Second, our attention should not be on language. Rather than address God by some secret name, Jesus called God, "Daddy." There's no sacred formula for how we should talk to God, and our attention should not be on language.
Finally, our attention should not be on who goes to heaven or who goes to hell. Paul says this explicitly in Romans.
Not coincidentally, all of these relatively unimportant topics are well suited to mapping. We can draw lines between the people who keep rules and the people who don't. We can draw lines between good words and bad words. We can draw lines between the "saved" and the "lost." All of these extraneous topics recommend themselves to us because they are so conducive to lines.
As followers of Christ, we should be about something entirely different.
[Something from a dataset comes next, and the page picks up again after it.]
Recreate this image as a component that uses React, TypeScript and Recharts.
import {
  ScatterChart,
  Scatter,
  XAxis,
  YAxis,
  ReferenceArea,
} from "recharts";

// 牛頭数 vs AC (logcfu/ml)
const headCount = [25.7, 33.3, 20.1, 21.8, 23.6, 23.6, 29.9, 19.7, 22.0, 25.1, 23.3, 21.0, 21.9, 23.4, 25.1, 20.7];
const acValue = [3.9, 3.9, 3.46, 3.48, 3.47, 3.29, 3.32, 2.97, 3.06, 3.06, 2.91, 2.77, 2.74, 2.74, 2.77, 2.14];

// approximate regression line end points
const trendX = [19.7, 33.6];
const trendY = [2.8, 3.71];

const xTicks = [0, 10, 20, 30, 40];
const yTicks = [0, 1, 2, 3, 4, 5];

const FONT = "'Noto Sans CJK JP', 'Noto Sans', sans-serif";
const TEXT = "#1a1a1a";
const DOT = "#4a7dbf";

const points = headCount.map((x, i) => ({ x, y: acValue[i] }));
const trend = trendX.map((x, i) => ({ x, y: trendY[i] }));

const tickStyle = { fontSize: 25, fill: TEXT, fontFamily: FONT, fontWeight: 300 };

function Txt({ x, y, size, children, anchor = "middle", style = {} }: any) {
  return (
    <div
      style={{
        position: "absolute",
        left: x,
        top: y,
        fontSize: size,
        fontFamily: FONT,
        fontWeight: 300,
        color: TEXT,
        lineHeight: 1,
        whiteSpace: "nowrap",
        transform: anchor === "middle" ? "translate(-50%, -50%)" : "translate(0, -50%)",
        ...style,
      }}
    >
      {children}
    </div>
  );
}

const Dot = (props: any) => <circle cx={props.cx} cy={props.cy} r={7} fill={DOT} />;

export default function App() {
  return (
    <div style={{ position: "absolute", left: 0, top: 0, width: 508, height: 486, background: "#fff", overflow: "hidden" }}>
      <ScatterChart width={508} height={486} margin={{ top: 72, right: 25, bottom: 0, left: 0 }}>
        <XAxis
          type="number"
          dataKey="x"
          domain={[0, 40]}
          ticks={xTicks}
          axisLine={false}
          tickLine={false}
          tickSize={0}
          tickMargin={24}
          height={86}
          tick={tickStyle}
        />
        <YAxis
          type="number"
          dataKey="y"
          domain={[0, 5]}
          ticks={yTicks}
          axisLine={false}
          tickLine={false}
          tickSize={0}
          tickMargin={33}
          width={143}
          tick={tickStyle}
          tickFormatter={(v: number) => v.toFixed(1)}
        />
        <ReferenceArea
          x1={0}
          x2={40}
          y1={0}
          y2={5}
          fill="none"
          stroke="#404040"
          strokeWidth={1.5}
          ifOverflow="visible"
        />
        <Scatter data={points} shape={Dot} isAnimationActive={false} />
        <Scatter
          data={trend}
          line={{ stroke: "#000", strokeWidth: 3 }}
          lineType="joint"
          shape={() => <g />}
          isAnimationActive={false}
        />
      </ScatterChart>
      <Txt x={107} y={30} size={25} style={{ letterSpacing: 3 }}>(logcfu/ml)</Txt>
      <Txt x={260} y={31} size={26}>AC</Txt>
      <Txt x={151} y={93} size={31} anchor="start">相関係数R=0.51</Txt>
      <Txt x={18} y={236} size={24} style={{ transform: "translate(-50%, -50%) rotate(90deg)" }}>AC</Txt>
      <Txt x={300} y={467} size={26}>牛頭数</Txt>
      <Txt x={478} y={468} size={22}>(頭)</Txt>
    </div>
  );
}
Instead of marking the borders, our lines should be life lines.
This old poem gets at the sort of transformation that is possible.
He drew a circle that shut me out;
Heretic, rebel, a thing to flout;
But, love and I had a wit to win.
We drew a circle that took him in.
This is the command Jesus has given us, that we love one another. In fact, Jesus tells us that people will know we are his disciples if we practice love for one another. This is the mark that should distinguish us from all others: we are the people who give ourselves in love.
Instead of speculating about life after death, instead of arguing about rules or language, we should be immersing ourselves in the Spirit of Christ. Spending time with Christ makes us more Christlike. Immersing ourselves in Christ gives us power to love.
One of my favorite early Quaker writers put it this way: "The sum and substance of true religion doth not stand in getting a notion of Christ's righteousness, but in feeling the power of the endless life, receiving the power, and being changed by the power. And where Christ is, there is his righteousness."
As followers of Christ Jesus, this should be our central concern.